TK/… Tidak Kawin, ditambah dengan banyaknya tanggungan anggota keluarga;
K/… Kawin, ditambah dengan banyaknya tanggungan anggota keluarga;
K/I/… Kawin, tambahan untuk isteri (hanya seorang) yang penghasilannya digabung dengan penghasilan suami, ditambah dengan banyaknya tanggungan anggota keluarga;
PH Wajib pajak kawin yang secara tertulis melakukan perjanjian pemisahan harta dan penghasilan. PTKP nya tetap seperti PTKP untuk WP Kawin yang penghasilan suami istri digabungkan
HB/… Wajib pajak kawin yang telah hidup berpisah ditambah banyaknya tanggungan anggota keluarga.

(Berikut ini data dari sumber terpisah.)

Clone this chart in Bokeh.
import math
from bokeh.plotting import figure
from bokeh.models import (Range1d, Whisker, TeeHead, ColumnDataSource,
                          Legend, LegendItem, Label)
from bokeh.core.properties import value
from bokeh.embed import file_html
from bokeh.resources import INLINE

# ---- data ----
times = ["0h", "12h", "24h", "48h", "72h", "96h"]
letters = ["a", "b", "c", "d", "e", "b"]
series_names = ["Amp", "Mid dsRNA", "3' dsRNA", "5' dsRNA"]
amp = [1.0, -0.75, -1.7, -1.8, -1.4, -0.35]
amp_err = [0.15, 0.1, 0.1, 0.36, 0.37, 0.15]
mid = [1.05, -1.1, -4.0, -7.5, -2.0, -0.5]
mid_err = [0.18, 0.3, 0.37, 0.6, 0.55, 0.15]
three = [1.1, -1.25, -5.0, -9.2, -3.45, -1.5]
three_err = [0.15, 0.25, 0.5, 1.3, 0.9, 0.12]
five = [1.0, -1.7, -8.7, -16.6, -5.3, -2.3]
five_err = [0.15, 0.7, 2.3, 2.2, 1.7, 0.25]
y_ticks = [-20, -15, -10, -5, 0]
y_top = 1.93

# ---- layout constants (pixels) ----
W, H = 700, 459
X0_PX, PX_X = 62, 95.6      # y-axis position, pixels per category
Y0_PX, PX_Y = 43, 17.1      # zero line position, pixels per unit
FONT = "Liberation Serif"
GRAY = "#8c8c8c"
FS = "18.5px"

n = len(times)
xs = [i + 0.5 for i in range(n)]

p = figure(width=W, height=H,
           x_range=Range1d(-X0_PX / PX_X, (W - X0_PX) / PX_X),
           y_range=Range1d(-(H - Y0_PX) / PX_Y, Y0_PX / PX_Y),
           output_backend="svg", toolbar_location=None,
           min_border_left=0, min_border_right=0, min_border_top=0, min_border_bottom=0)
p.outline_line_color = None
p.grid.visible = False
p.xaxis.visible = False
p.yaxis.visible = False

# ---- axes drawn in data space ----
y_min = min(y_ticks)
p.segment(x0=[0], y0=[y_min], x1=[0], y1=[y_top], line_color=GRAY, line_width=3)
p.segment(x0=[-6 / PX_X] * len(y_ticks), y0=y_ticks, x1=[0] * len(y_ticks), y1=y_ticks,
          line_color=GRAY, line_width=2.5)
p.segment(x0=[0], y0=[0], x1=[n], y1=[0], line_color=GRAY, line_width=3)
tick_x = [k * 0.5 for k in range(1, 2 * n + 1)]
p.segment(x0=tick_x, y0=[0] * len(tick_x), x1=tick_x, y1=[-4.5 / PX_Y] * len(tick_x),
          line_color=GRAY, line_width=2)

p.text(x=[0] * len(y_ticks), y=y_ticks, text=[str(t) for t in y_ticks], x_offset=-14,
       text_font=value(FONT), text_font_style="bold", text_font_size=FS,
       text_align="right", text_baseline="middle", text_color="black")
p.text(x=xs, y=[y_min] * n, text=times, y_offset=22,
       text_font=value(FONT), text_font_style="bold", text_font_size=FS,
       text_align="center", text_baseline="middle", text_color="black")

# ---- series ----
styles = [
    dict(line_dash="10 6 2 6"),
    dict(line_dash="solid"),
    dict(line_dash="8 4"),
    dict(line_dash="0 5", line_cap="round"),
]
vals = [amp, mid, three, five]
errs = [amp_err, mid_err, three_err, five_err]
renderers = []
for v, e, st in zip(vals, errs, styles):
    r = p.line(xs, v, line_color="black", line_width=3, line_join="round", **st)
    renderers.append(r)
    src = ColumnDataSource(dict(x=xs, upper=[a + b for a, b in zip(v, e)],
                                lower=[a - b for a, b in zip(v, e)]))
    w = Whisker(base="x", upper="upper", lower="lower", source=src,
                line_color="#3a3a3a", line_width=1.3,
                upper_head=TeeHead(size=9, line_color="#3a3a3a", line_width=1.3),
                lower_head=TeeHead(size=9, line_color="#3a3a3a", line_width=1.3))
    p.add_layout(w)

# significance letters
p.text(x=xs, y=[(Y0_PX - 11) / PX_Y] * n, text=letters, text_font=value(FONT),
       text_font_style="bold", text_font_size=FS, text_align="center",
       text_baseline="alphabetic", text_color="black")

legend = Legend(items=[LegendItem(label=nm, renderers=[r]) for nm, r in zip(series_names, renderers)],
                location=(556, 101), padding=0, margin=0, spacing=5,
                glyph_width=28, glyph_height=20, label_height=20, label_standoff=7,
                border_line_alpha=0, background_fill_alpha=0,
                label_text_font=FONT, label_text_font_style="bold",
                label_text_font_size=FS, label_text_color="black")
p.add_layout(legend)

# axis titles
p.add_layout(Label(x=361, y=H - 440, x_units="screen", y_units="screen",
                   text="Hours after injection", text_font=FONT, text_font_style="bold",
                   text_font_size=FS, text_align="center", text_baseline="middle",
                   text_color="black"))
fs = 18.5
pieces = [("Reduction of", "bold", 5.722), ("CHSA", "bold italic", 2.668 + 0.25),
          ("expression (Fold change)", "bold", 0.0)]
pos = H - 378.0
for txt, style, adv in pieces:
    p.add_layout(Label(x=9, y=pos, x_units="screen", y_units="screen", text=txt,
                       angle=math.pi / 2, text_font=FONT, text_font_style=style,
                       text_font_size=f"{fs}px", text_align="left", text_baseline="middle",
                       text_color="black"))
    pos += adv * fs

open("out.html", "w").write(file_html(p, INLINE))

PTKP bagi Wajib Pajak masing-masing suami istri yang telah hidup berpisah untuk diri masing-masing Wajib Pajak diperlakukan seperti Wajib Pajak Tidak Kawin sedangkan tanggungan sesuai dengan kenyataan sebenarnya yang diperkenankan.

 PTKP Karyawati, adalah:

  1. Karyawati kawin: sebesar PTKP untuk dirinya sendiri;
  2. Karyawati tidak kawin: sebesar PTKP untuk dirinya sendiri + PTKP untuk keluarga yang menjadi tanggungan sepenuhnya.
  3. Karyawati kawin yang mempunyai surat keterangan tertulis dari Pemerintah Daerah setempat serendah-rendahnya kecamatan yang menyatakan suaminya tidak menerima/ memperoleh penghasilan: besarnya PTKP adalah PTKP untuk dirinya sendiri + PTKP status kawin + PTKP untuk keluarga yang menjadi tanggungan sepenuhnya.

Honorarium bagi Pejabat Negara, PNS, Anggota TNI, Anggota POLRI

Atas penghasilan berupa honorarium atau imbalan lain dengan nama apapun yang menjadi beban APBN atau APBD yang diterima oleh Pejabat Negara, PNS, Anggota TNI, Anggota POLRI, dan Pensiunannya dikenakan Pajak Penghasilan Pasal 21 bersifat final dengan tarif:

Uraian Tarif
PNS Golongan I dan Golongan II, Anggota TNI dan Anggota POLRI Golongan Pangkat Tamtama dan Bintara, dan Pensiunannya Sebesar 0% dari jumlah bruto honorarium atau imbalan lain
PNS Golongan III, Anggota TNI dan Anggota POLRI Golongan Pangkat Perwira Pertama, dan pensiunannya Sebesar 5% dari jumlah bruto honorarium atau imbalan lain
Pejabat Negara, PNS Golongan IV, Anggota TNI dan Anggota POLRI Golongan Pangkat perwira Menengah dan Perwira Tinggi, dan Pensiunannya Sebesar 15% dari jumlah bruto honorarium atau imbalan lain

 

Uang Pesangon, Uang Manfaat Pensiun, Tunjangan Hari Tua, dan Jaminan Hari Tua yang dibayarkan sekaligus

Atas penghasilan yang diterima atau diperoleh Pegawai berupa Uang Pesangon, Uang Manfaat Pensiun, Tunjangan Hari Tua, atau Jaminan Hari Tua yang dibayarkan sekaligus, dikenai pemotongan Pajak Penghasilan Pasal 21 yang bersifat final.

Tarif Pajak Penghasilan Pasal 21 atas penghasilan berupa Uang Pesangon ditentukan sebagai berikut:

Lapisan Penghasilan Kena Pajak Tarif Pajak
Sampai dengan Rp 50.000.000 0%
Di atas Rp 50.000.000 s.d. Rp 100.000.000 5%
Di atas Rp 100.000.000 s.d. Rp 500.000.000 15%
Di atas Rp 500.000.000 25%

*)Diterapkan atas jumlah kumulatif Uang Pesangon yang dibayarkan sebagian atau seluruhnya dalam jangka waktu paling lama 2 tahun kalender.

 

Tarif Pajak Penghasilan Pasal 21 atas penghasilan berupa Uang Manfaat Pensiun, Tunjangan Hari Tua, atau Jaminan Hari Tua ditentukan sebagai berikut:

Lapisan Penghasilan Kena Pajak Tarif Pajak
Sampai dengan Rp 50.000.000,00 0%
Di atas Rp 50.000.000,00 5%

*) Diberlakukan atas jumlah kumulatif Uang Manfaat Pensiun, Tunjangan Hari Tua, atau Jaminan Hari Tua yang dibayarkan sebagian atau seluruhnya dalam jangka waktu paling lama 2 tahun kalender.